Entrepreneurs are mainly focused on product or service innovation and gaining traction. However, a long-term vision, specifically when it comes to recruiting, retaining and promoting women, should be on leaders’ agendas from the beginning. Not having women on the team may dampen growth prospects and negatively impact the business and bottom line.

Gender diversity and inclusion should be on the top of every corporate agenda. From the get-go, having more inclusive workplace strategies, providing solid career trajectories, as well as having women represented in leadership positions will lead to attracting top talent, regardless of their gender. Diverse work environments will result in a richer pool of ideas, more innovation and stronger business acumen.

For example, the tech and STEM sectors that have long been homogenous and predominantly male. However, across the Arab MENA region, according to the KIP Index and Lived Experience Index by the Center for Inclusive Business and Leadership (CIBL) for Women, women are eager to work, especially in their field of expertise. More women are graduating from universities but they are not finding jobs in their fields.


So how can startups and scaleups become more inclusive?

To bring about systemic change to regional workplaces, actions need to be taken starting today. Here are recommendations for startups and scaleups, to become more inclusive:

• Include the company’s internal commitment to diversity as part of the mission

Diversity and inclusion in startups and scaleups should be part of the company’s mission, which can be translated into tangible policies to avoid biases and discrimination in recruitment, retention, and promotion policies. Performance evaluation is often rigged in the favor of men, but startups can set an example by adopting more gender-inclusive working packages and evaluation schemes.

• Reporting should come from within

Startups report back to investors on all types of figures and numbers. However, internal reporting mechanisms that recognize bias, discrimination and workplace violence are relatively absent in the entrepreneurial world. Startups are advised to build internal reporting mechanisms that include structures to report discrimination and revise all corporate literature to remove gender-bias terminology.

• Mentorship for all, especially women from different background

Networking is a main focus area of startups and scaleups, the same goes for mentoring opportunities –typically reserved for the leadership team. However, mentoring programs and networking opportunities should be more comprehensive and developed as part of corporate strategies. Women also benefit from female role models in the industry, so startups can invite trailblazers to speak to women and recruit young female talent from universities across the region.

• Collaborate with peers and experts

The startup and entrepreneurship ecosystem across the Arab MENA region is thriving. Yet, women in the workplace are not. Create a network of startups and entrepreneurs (either based on geographic location or sector) where transparent discussions can potentially lead to campaigns to promote gender-inclusive workplaces.

The sooner startups and the entrepreneurs that manage them bring the topic of gender diversity and inclusion in the workplace to the table, the sooner systemic change will be seen across the region.

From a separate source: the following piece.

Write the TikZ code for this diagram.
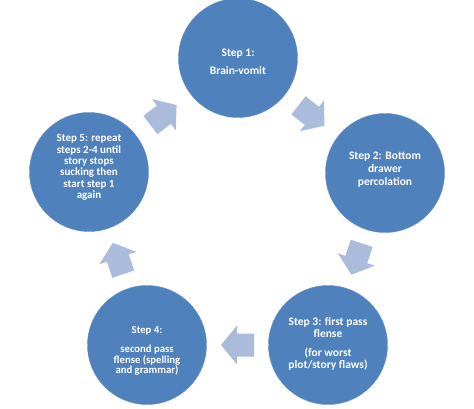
\documentclass[tikz,border=0pt]{standalone}
\usepackage{fontspec}
\setmainfont{Carlito}
\usetikzlibrary{calc}
\definecolor{stepblue}{RGB}{79,129,189}
\definecolor{arrowblue}{RGB}{170,187,219}
\tikzset{
  stepcircle/.style={circle, fill=stepblue, draw=stepblue!90!white, minimum size=119pt, inner sep=0pt},
  steptext/.style={text=white, align=center, inner sep=0pt},
}
\newcommand\cyclearrow[2]{%
  \pgfmathanglebetweenpoints{\pgfpointanchor{#1}{center}}{\pgfpointanchor{#2}{center}}%
  \let\arrang\pgfmathresult
  \fill[arrowblue, shift={($(#1)!0.5!(#2)$)}, rotate=\arrang]
    (-16.5pt,-11.5pt) -- (0.5pt,-11.5pt) -- (0.5pt,-19.5pt) -- (16.5pt,0pt)
    -- (0.5pt,19.5pt) -- (0.5pt,11.5pt) -- (-16.5pt,11.5pt) -- cycle;
}
\begin{document}
\begin{tikzpicture}[x=1pt,y=-1pt]
\fill[white] (0,0) rectangle (474,408);
\useasboundingbox (0,0) rectangle (474,408);
\node[stepcircle] (c1) at (238,58) {};
\node[stepcircle] (c2) at (385,173) {};
\node[stepcircle] (c3) at (328,345) {};
\node[stepcircle] (c4) at (147,345) {};
\node[stepcircle] (c5) at (89,172) {};
\node[steptext, font=\bfseries\fontsize{11.5}{13}\selectfont] (t1) at ($(c1)+(0,4)$) {Step 1:\\[5pt]Brain-vomit};
\node[steptext, font=\bfseries\fontsize{11.5}{13}\selectfont] (t2) at ($(c2)+(0,-3)$) {Step 2: Bottom\\drawer\\percolation};
\node[steptext, font=\bfseries\fontsize{11.5}{12.3}\selectfont] (t3) at ($(c3)+(0,-1)$) {Step 3: first pass\\flense\\[6pt](for worst\\plot/story flaws)};
\node[steptext, font=\bfseries\fontsize{10.7}{10.8}\selectfont] (t4) at ($(c4)+(0,6)$) {Step 4:\\[8pt]second pass\\flense (spelling\\and grammar)};
\node[steptext, font=\bfseries\fontsize{11}{11.3}\selectfont] (t5) at ($(c5)+(0,-4.5)$) {Step 5: repeat\\steps 2-4 until\\story stops\\sucking then\\start step 1\\again};
\cyclearrow{c1}{c2}
\cyclearrow{c2}{c3}
\cyclearrow{c3}{c4}
\cyclearrow{c4}{c5}
\cyclearrow{c5}{c1}
\end{tikzpicture}
\end{document}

After all, startups are seen as innovators, and can influence larger organizations with their practices and policies. This regional movement can create a ripple effect, benefiting all sectors and stakeholders, to build more inclusive and balanced workplaces. Greater inclusion is associated with growth (if that’s what drives you), with sustainable development goals (if that’s what you care for), and with improving the wellbeing of women (if that’s what you want) – we hope you will want to achieve all three, and we know that you can.